• Your instructions:
Write the lines out again, from the top of the material to the line containing "import pandas as pd", pictures excluded.

[Code that draws figures]
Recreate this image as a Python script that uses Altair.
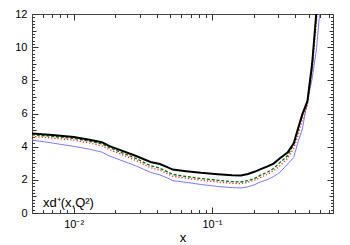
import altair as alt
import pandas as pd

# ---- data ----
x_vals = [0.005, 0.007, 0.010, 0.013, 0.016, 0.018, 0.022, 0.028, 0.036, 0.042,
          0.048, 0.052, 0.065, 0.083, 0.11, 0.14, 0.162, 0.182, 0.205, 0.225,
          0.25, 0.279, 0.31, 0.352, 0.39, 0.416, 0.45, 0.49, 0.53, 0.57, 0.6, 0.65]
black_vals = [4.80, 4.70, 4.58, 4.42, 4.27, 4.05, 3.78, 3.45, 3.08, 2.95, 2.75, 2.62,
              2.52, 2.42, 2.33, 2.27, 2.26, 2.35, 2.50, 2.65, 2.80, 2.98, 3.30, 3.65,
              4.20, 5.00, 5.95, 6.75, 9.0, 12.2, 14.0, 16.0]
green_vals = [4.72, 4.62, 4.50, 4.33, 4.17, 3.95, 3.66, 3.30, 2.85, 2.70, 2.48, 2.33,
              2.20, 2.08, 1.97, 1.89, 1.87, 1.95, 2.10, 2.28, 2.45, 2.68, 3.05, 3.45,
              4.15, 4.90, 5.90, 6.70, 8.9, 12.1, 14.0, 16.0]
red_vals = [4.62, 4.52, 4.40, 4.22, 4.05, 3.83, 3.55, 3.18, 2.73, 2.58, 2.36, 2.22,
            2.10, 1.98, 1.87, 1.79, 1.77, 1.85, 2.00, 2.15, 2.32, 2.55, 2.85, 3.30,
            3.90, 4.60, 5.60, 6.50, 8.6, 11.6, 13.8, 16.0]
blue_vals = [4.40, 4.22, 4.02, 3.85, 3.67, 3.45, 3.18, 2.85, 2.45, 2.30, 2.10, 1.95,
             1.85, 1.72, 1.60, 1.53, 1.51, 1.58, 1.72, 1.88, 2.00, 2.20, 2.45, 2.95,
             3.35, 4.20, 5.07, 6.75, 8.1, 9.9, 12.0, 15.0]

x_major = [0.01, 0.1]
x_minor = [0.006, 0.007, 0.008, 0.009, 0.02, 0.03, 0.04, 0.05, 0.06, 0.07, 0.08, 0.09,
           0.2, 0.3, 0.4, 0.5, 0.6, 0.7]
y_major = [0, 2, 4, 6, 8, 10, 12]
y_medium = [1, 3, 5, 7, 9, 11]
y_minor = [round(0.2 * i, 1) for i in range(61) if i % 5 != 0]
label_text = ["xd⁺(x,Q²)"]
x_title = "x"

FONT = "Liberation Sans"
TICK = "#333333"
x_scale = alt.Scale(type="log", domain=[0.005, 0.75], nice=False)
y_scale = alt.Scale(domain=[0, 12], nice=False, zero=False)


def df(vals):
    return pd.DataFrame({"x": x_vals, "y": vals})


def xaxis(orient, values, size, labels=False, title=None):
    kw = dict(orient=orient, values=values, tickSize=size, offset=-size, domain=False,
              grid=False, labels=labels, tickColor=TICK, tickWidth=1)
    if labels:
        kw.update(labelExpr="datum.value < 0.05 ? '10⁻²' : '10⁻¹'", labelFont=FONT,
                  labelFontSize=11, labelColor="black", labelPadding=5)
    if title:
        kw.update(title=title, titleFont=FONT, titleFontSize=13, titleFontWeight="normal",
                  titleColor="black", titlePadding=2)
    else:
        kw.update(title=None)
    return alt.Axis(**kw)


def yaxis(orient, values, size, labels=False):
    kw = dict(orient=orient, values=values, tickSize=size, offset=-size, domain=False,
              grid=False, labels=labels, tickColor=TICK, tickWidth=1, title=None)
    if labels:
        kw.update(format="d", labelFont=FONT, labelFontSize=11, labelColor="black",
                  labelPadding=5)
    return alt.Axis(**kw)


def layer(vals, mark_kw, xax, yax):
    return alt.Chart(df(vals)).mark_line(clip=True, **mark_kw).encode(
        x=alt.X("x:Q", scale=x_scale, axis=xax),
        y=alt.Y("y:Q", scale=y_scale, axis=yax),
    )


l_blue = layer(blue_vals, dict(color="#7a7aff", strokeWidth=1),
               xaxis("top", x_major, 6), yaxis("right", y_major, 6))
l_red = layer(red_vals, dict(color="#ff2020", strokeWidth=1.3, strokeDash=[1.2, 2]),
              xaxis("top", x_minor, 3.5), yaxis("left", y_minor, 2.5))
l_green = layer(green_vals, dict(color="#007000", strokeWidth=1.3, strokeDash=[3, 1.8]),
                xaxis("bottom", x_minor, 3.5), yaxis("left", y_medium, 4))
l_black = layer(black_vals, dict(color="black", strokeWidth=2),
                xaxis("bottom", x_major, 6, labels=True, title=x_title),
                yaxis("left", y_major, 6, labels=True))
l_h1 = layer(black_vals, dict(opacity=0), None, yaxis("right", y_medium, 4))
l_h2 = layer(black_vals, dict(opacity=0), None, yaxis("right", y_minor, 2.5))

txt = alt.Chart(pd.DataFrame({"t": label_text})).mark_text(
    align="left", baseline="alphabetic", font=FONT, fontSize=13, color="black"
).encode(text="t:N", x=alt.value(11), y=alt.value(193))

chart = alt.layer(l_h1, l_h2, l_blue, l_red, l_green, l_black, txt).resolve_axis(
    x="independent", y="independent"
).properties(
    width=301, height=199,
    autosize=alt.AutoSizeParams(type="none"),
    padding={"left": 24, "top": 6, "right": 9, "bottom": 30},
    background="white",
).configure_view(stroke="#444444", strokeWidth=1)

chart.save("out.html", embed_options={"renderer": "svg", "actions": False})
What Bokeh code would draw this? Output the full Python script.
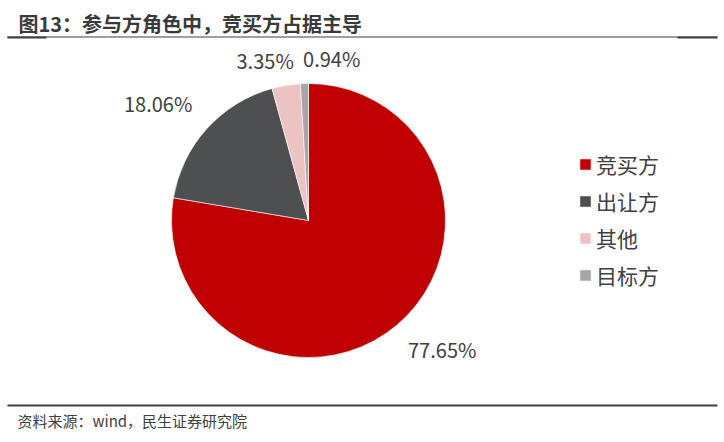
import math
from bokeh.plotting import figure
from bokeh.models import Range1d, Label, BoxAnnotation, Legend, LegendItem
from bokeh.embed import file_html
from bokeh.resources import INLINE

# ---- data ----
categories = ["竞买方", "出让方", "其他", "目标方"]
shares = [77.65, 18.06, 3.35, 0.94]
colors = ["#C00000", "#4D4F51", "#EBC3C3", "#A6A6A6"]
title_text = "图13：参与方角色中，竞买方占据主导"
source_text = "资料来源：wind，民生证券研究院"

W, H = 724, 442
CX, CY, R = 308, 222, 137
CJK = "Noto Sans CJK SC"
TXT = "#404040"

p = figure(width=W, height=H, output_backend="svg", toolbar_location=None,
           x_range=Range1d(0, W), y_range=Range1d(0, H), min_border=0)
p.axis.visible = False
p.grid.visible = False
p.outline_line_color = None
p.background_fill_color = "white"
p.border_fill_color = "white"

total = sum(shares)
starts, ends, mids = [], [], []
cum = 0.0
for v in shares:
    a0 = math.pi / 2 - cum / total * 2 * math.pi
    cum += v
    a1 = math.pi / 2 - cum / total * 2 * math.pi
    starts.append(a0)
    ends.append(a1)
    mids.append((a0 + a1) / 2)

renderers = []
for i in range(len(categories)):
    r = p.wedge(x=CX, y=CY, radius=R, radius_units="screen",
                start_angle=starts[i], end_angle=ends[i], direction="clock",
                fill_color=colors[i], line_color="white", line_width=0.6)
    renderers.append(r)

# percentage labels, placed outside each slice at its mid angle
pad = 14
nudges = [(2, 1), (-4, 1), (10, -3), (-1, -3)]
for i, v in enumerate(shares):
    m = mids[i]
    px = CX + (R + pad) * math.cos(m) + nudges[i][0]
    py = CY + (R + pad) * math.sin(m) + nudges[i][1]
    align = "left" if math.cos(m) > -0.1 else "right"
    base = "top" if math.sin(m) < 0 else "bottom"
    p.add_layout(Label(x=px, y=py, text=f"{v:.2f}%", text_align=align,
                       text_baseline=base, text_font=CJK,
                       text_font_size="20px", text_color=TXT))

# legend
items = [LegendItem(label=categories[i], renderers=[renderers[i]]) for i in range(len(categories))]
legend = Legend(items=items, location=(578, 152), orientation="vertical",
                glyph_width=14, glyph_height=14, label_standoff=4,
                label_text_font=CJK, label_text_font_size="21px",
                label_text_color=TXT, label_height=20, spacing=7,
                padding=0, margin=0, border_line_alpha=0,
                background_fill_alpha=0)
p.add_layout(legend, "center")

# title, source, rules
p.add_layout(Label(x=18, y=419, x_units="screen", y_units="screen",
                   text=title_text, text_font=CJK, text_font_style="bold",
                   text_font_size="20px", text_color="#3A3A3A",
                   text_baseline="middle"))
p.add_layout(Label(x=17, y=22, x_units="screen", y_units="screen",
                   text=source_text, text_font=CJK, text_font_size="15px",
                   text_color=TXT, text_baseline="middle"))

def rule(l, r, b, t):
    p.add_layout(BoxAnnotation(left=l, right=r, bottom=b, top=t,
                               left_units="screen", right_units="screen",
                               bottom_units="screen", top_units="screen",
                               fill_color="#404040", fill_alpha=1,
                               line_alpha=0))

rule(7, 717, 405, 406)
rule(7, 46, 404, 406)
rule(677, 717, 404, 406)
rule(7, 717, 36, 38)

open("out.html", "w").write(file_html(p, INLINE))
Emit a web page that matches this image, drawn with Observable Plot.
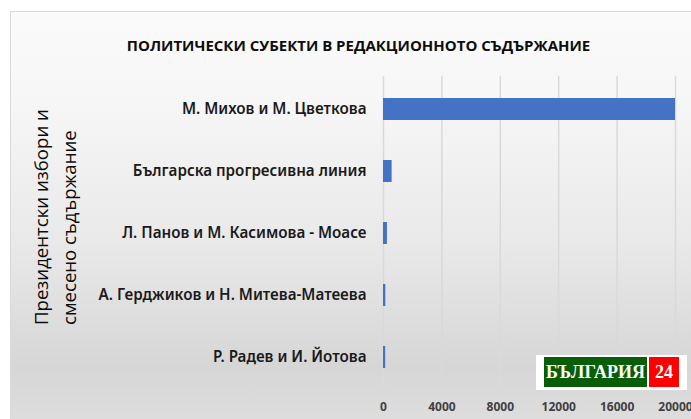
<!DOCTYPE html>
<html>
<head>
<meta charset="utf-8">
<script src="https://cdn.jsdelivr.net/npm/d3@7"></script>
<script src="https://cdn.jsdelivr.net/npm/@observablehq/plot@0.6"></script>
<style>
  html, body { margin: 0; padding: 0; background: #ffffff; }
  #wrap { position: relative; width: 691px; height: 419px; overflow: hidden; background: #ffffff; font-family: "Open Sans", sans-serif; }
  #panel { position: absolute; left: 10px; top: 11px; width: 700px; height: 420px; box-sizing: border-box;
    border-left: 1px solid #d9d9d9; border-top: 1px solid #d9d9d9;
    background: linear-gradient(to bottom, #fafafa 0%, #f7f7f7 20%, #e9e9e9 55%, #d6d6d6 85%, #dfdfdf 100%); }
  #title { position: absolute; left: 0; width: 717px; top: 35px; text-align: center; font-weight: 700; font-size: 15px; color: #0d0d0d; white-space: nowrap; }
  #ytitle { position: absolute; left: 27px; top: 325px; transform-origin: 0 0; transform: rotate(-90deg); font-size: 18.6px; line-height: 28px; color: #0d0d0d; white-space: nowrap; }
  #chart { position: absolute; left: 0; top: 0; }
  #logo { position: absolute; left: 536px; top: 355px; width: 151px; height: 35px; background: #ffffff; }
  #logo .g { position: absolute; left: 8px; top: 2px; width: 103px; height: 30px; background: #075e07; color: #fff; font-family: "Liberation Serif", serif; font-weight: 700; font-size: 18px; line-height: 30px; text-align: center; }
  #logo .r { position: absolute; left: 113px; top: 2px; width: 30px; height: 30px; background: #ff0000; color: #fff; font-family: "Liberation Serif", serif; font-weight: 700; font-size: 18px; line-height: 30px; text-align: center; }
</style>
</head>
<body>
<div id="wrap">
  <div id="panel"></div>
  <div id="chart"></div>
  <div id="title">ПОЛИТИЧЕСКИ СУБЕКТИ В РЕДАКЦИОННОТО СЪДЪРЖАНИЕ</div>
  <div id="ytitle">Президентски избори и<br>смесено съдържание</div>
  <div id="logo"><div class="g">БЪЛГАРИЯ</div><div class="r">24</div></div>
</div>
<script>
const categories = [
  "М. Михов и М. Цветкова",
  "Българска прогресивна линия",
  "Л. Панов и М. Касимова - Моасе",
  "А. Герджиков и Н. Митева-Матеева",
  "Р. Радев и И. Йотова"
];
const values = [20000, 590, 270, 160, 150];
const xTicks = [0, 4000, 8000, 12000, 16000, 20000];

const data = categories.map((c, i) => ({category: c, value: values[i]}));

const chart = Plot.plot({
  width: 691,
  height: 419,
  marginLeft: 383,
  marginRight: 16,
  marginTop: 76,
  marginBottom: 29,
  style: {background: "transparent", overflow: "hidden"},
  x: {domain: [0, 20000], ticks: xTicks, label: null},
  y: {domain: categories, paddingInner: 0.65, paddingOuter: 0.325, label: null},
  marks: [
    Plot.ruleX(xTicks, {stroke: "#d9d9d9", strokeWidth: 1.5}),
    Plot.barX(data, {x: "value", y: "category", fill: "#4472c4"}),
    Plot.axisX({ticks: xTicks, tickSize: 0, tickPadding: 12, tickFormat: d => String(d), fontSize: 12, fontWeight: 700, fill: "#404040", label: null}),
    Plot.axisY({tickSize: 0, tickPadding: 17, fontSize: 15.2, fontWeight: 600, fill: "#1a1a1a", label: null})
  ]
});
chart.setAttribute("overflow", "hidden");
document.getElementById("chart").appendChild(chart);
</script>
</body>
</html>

• Complete answer:
Recreate this image as a Python script that uses Altair.
import altair as alt
import pandas as pd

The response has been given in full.